Após vários dias, semanas até, sem escrever nada – primeiro por absoluta falta de tempo, resultado de uma troca de emprego e logo em seguida pela convalescença e morte de minha mais que estimada avó, na verdade minha segunda mãe – começo a sentir saudades do hábito de expressar meus pensamentos através da escrita. Enquanto não volto a postar um texto meu, deixo com vocês essa pequena homenagem assinada pelo Professor Emir Sader a um dos homens mais valiosos do século passado.
Carlos: mulato, baiano, comunista, brasileiro
Por Emir Sader na Carta Maior
http://www.cartamaior.com.br/templates/materiaMostrar.cfm?materia_id=16218
Carlos Marighella é o protótipo do brasileiro. Amado na sua Bahia, com quem o povo baiano se identifica, como se identifica com Caimmy, com a Menininha do Gantuá, com tudo o que é expressão genuína daquelas terras tão brasileiras.
Filho de uma negra escrava, Maria Rita, linda, com pai de origem italiana, Augusto, Carlos é uma das expressões mais genuínas da mestiçagem do povo brasileiro. As conversas com os vizinhos da casa modesta onde nasceu e cresceu, em Salvador, as fotos com os colegas de escola, com os amigos, revelam o mulato sestroso, conversador, gentil, sensível, típico dos bairros populares da velha São Salvador.
Como quem chegou à adolescência naqueles anos-chave da década de 30, Carlos se identificou profundamente com os projetos revolucionários da década, antes de tudo com a lideranca de Prestes no PCB, depois da aventura extraordinária da Coluna.
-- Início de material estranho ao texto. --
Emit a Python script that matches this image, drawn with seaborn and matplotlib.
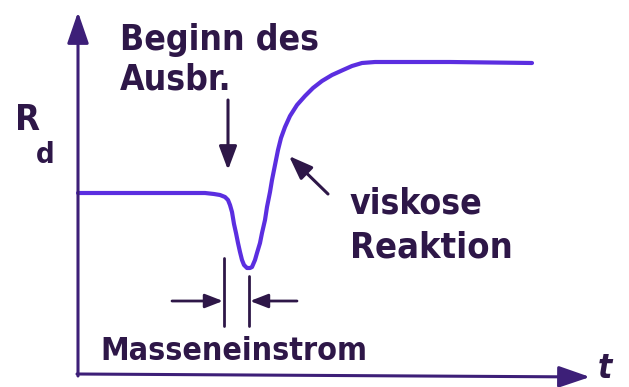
import matplotlib
matplotlib.use("Agg")
import matplotlib.pyplot as plt
import seaborn as sns

sns.set_theme(style="white")
plt.rcParams["font.family"] = ["DejaVu Sans"]

# Response curve R_d(t): plateau, dip during the mass inflow, viscous rise to a higher plateau
t_vals = [78, 150, 205, 214, 220, 225, 228, 230, 232, 234, 236, 238, 240, 242, 244, 247,
          250, 252, 255, 257, 260, 262, 265, 267, 270, 272, 275, 278, 281, 285, 290,
          297, 305, 313, 322, 332, 343, 352, 362, 375, 450, 532]
r_vals = [193, 193, 193, 194, 195, 197, 200, 205, 212, 224, 233, 243, 252, 260, 265, 268,
          268, 267, 260, 253, 243, 233, 220, 207, 192, 180, 165, 150, 138, 127, 116,
          105, 96, 88, 81, 75, 70, 66, 63, 62, 62, 63]

labels = {
    "onset": ["Beginn des", "Ausbr."],
    "viscous": ["viskose", "Reaktion"],
    "inflow": "Masseneinstrom",
    "y": ("R", "d"),
    "x": "t",
}

line_col = "#5b2ee0"
ink = "#2e1748"
axis_col = "#3d1f78"

fig = plt.figure(figsize=(6.29, 3.87), dpi=100)
ax = fig.add_axes([0, 0, 1, 1])
ax.set_xlim(0, 629)
ax.set_ylim(387, 0)
ax.axis("off")

sns.lineplot(x=t_vals, y=r_vals, ax=ax, color=line_col, lw=3.0, sort=False,
             solid_capstyle="round", solid_joinstyle="round")

# coordinate axes with arrow heads
head = dict(arrowstyle="-|>,head_length=1.6,head_width=0.55", lw=2.2,
            color=axis_col, shrinkA=0, shrinkB=0)
ax.annotate("", xy=(78, 12), xytext=(78, 376), arrowprops=head)
ax.annotate("", xy=(590, 377), xytext=(77, 374), arrowprops=head)

tfont = dict(family="DejaVu Sans", fontweight="bold", fontstretch="condensed",
             color=ink, fontsize=25.5)

ax.text(120, 50, labels["onset"][0], **tfont)
ax.text(120, 90, labels["onset"][1], **tfont)
ax.text(350, 213, labels["viscous"][0], **tfont)
ax.text(350, 258, labels["viscous"][1], **dict(tfont, fontsize=26))
ax.text(100, 360, labels["inflow"], **dict(tfont, fontsize=23))
ax.text(15, 130, labels["y"][0], **dict(tfont, fontsize=26))
ax.text(36, 163, labels["y"][1], **dict(tfont, fontsize=21))
ax.text(598, 378, labels["x"], **dict(tfont, fontsize=24, style="italic"))

# pointer arrows
ptr = dict(arrowstyle="-|>,head_length=1.2,head_width=0.45", lw=2.2,
           color=ink, shrinkA=0, shrinkB=0)
ax.annotate("", xy=(228, 170), xytext=(228, 100), arrowprops=ptr)
ax.annotate("", xy=(289, 156), xytext=(328, 194), arrowprops=ptr)

# markers bounding the inflow interval
ax.plot([224, 224], [258, 326], color=ink, lw=2.0, solid_capstyle="round")
ax.plot([249, 249], [276, 326], color=ink, lw=2.0, solid_capstyle="round")
small = dict(arrowstyle="-|>,head_length=0.9,head_width=0.35", lw=2.0,
             color=ink, shrinkA=0, shrinkB=0)
ax.annotate("", xy=(223, 301), xytext=(172, 301), arrowprops=small)
ax.annotate("", xy=(250, 301), xytext=(297, 301), arrowprops=small)

fig.savefig("out.png", dpi=100)
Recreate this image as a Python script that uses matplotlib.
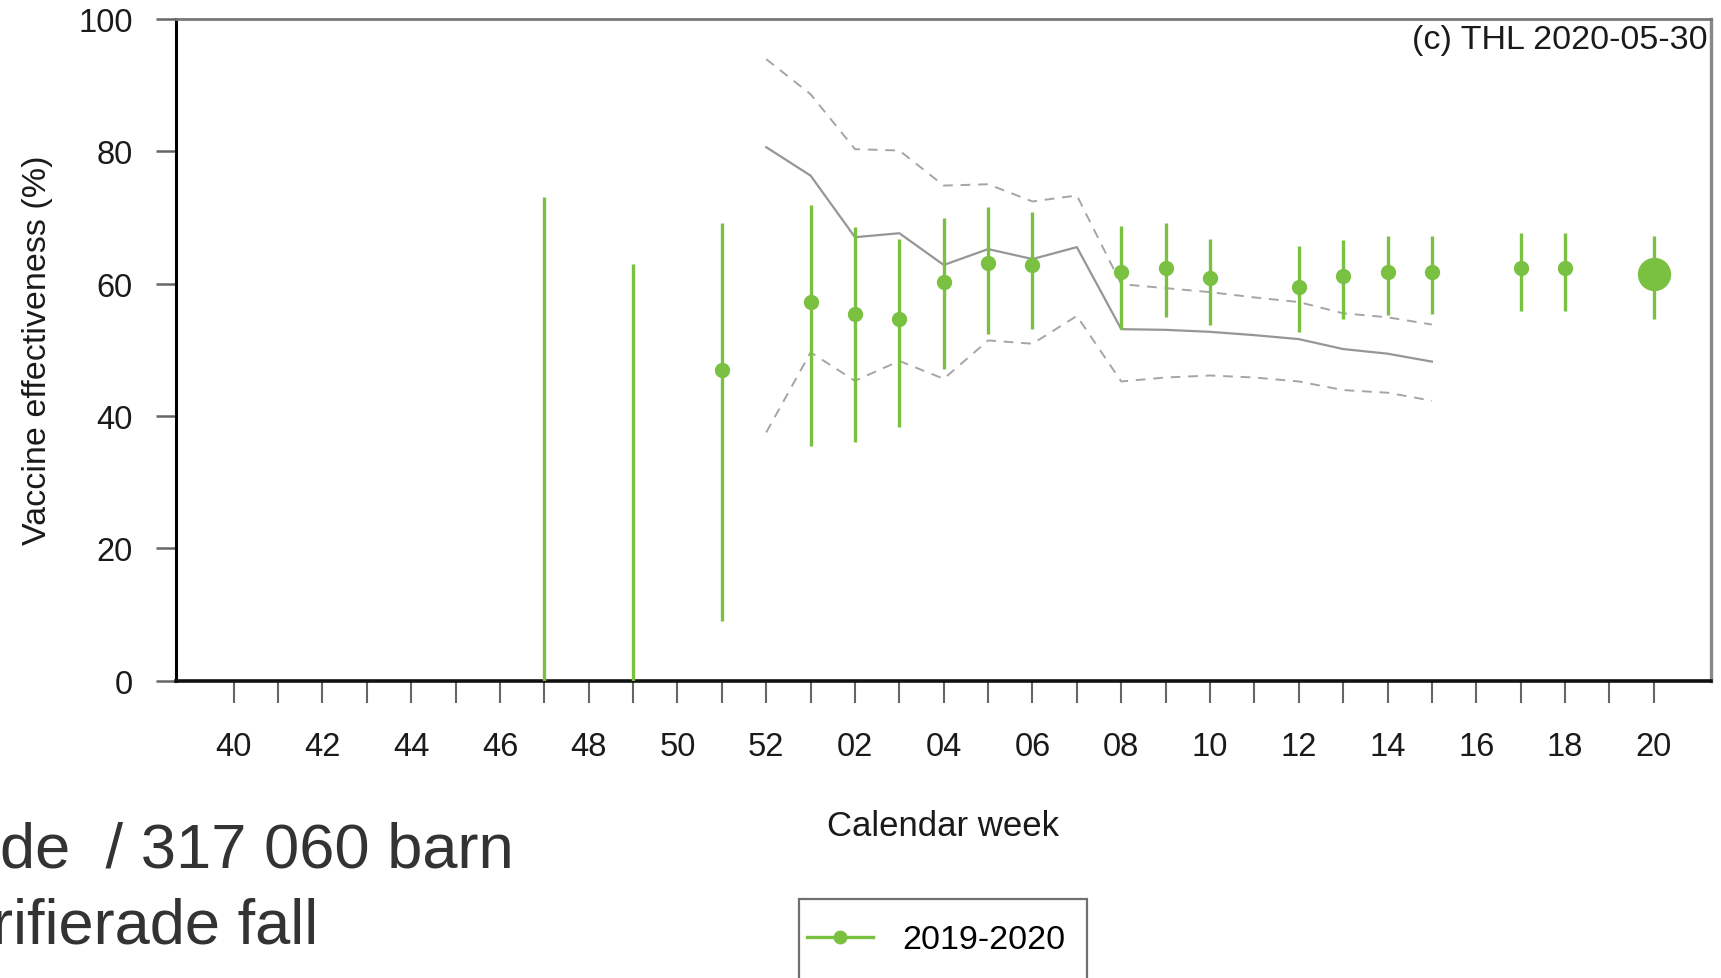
#!/usr/bin/env python3
import matplotlib
matplotlib.use("Agg")
import matplotlib.pyplot as plt
from matplotlib.lines import Line2D
from matplotlib.patches import Rectangle

plt.rcParams["font.family"] = ["Liberation Sans", "DejaVu Sans"]

COL_VE      = (122/255.0, 193/255.0,  66/255.0)
COL_REF     = (150/255.0, 150/255.0, 150/255.0)
COL_REF_CI  = (165/255.0, 165/255.0, 165/255.0)
COL_TEXT    = (26/255.0,   26/255.0,  26/255.0)
COL_BIGTEXT = (51/255.0,   51/255.0,  51/255.0)

# calendar weeks along the x axis (season 2019-2020)
all_weeks = list(range(40, 53)) + list(range(1, 21))

# weekly VE estimates (%) with 95% CI
ve_weeks = [51, 1, 2, 3, 4, 5, 6, 8, 9, 10, 12, 13, 14, 15, 17, 18, 20]
ve       = [47.0, 57.2, 55.4, 54.7, 60.2, 63.1, 62.8, 61.8, 62.4, 60.9, 59.5, 61.1, 61.7, 61.8, 62.3, 62.3, 61.4]
ve_low   = [9.0, 35.5, 36.1, 38.3, 47.1, 52.4, 53.2, 53.1, 54.9, 53.7, 52.7, 54.6, 55.2, 55.4, 55.8, 55.8, 54.6]
ve_high  = [69.2, 71.8, 68.6, 66.8, 69.9, 71.5, 70.8, 68.7, 69.1, 66.8, 65.6, 66.6, 67.2, 67.2, 67.7, 67.7, 67.2]

# weeks where only the interval is visible (estimate off the scale)
ci_only_weeks = [47, 49]
ci_only_low   = [0.0, 0.0]
ci_only_high  = [73.1, 63.0]

# grey reference curve with its band
ref_weeks = [52, 1, 2, 3, 4, 5, 6, 7, 8, 9, 10, 11, 12, 13, 14, 15]
ref_mid   = [80.6, 76.3, 67.0, 67.6, 62.8, 65.2, 63.7, 65.5, 53.1, 53.0, 52.7, 52.2, 51.6, 50.1, 49.4, 48.2]
ref_high  = [93.9, 88.6, 80.3, 80.1, 74.8, 75.0, 72.4, 73.3, 59.9, 59.3, 58.7, 57.9, 57.2, 55.5, 54.9, 53.8]
ref_low   = [37.5, 49.6, 45.3, 48.3, 45.6, 51.4, 50.9, 55.1, 45.2, 45.8, 46.1, 45.8, 45.2, 43.9, 43.5, 42.3]

season_label = "2019-2020"
credit = "(c) THL 2020-05-30"
footer_lines = ["de  / 317 060 barn", "rifierade fall"]


def week_pos(weeks):
    return [all_weeks.index(w) for w in weeks]


def main():
    W, H = 1721, 979
    fig = plt.figure(figsize=(W / 100.0, H / 100.0), dpi=100)
    ax = fig.add_axes([175.6 / W, 1 - 681.6 / H, (1711 - 175.6) / W, (681.6 - 19.8) / H])

    # reference curve and band
    rx = week_pos(ref_weeks)
    ax.plot(rx, ref_mid, color=COL_REF, lw=1.6, zorder=2)
    ax.plot(rx, ref_high, color=COL_REF_CI, lw=1.4, linestyle=(0, (5, 4)), zorder=2)
    ax.plot(rx, ref_low, color=COL_REF_CI, lw=1.4, linestyle=(0, (5, 4)), zorder=2)

    # intervals and estimates
    ax.vlines(week_pos(ci_only_weeks), ci_only_low, ci_only_high, color=COL_VE, lw=2.4, zorder=3)
    vx = week_pos(ve_weeks)
    ax.vlines(vx, ve_low, ve_high, color=COL_VE, lw=2.4, zorder=3)
    ax.plot(vx[:-1], ve[:-1], "o", color=COL_VE, ms=10, zorder=4)
    # last week is the whole-season estimate, drawn bigger
    ax.plot(vx[-1:], ve[-1:], "o", color=COL_VE, ms=23, zorder=4)

    ax.set_xlim(-1.31, 33.29)
    ax.set_ylim(0, 100)

    ax.set_xticks(range(len(all_weeks)))
    ax.set_xticklabels([f"{w:02d}" if w % 2 == 0 else "" for w in all_weeks])
    ax.set_yticks([0, 20, 40, 60, 80, 100])

    ax.tick_params(axis="x", length=15.8, width=1.5, color="#666666", pad=20.3,
                   labelsize=23.5, labelcolor=COL_TEXT)
    ax.tick_params(axis="y", length=14.4, width=1.8, color="#666666", pad=16.5,
                   labelsize=23.5, labelcolor=COL_TEXT)

    ax.spines["left"].set_color("black")
    ax.spines["left"].set_linewidth(2.2)
    ax.spines["bottom"].set_color("#111111")
    ax.spines["bottom"].set_linewidth(2.6)
    ax.spines["top"].set_color("#777777")
    ax.spines["top"].set_linewidth(2.0)
    ax.spines["right"].set_color("#888888")
    ax.spines["right"].set_linewidth(2.4)

    ax.set_xlabel("Calendar week", fontsize=25, color=COL_TEXT)
    ax.xaxis.label.set_va("center")
    ax.xaxis.set_label_coords(0.5, (681.6 - 826.5) / 661.8)
    ax.set_ylabel("Vaccine effectiveness (%)", fontsize=24.5, color=COL_TEXT)
    ax.yaxis.label.set_va("center")
    ax.yaxis.set_label_coords((38 - 175.6) / 1535.4, 0.5)

    ax.text(0.998, (681.6 - 40.6) / 661.8, credit, transform=ax.transAxes,
            ha="right", va="center", fontsize=24.5, color=COL_TEXT)

    # legend box runs off the bottom of the image, so draw its frame by hand
    frame = Rectangle((799 / W, 1 - 1000 / H), 288 / W, 100 / H, transform=fig.transFigure,
                      facecolor="white", edgecolor="#707070", lw=1.6, clip_on=False, zorder=1)
    fig.add_artist(frame)
    handle = Line2D([], [], color=COL_VE, lw=2.4, marker="o", ms=9, label=season_label)
    fig.legend(handles=[handle], loc="center left", bbox_to_anchor=(807 / W, 1 - 941 / H),
               frameon=False, fontsize=24.5, handlelength=1.94, handletextpad=0.85,
               borderpad=0, borderaxespad=0)

    # slide text overlapping the lower left corner (cut at the left edge)
    fig.text(0.0, 1 - 868 / H, footer_lines[0], ha="left", va="baseline",
             fontsize=45.5, color=COL_BIGTEXT)
    fig.text(-8 / W, 1 - 944 / H, footer_lines[1], ha="left", va="baseline",
             fontsize=45.5, color=COL_BIGTEXT)

    fig.savefig("out.png", dpi=100)
    plt.close(fig)


if __name__ == "__main__":
    main()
Viveu Carlos aí a primeira grande experiência, que o marcaria pelo resto da vida, consolidando nele a opção revolucionária.
Não protagonizou com sua participação os grandes debates no seio do PC ao longo das décadas seguintes. Seu protagonismo ficou reservado para os momentos mais difíceis vividos pelo Partido, logo depois do golpe de 1964. Já sua resistência à prisao na Cinelândia, no Rio, poucos dias depois do golpe, demonstrava a atitude de rebeldia e de resistência que Carlos imprimiria à sua atitude e à que convocava aos brasileiros.
Dessa vez Carlos foi o principal protagonista dos debates internos do PCB, sobre as razões do golpe e os novos horizontes de luta da esquerda brasileira. Ele se identificou de forma direta com a dinâmica proposta pela Revolução Cubana, que aparecia como uma alternativa real para os países em que as elites dominantes apelavam para a ditadura, diante das ameaças dos movimentos populares, optando pelo projeto norteamericano da Doutrina de Segurança Nacional.
Carlos conclamou a resistência a aderir ao projeto da luta armada, sob a forma da guerra de guerrilhas, rompendo assim com o PCB e fundando a ALN. Junto com a VPR, dirigida por Carlos Lamarca, protagonizaram a versão mais radical da resistência clandestina à ditadura militar, de que o espetacular sequestro do embaixador dos EUA – com a libertação de 15 militantes da resistência e a leitura de declaração contra a ditadura em cadeia nacional de rádio e televisão – foi uma de suas mais expressivas manifestações.
Os 40 anos passados desde sua morte na luta revolucionária de resistência à ditadura, só multiplicaram a imagem de Carlos Marighella, como dirigente revolucionário brasileiro e latinoamericano. Carlos, mulato, baiano, comunista, brasileiro.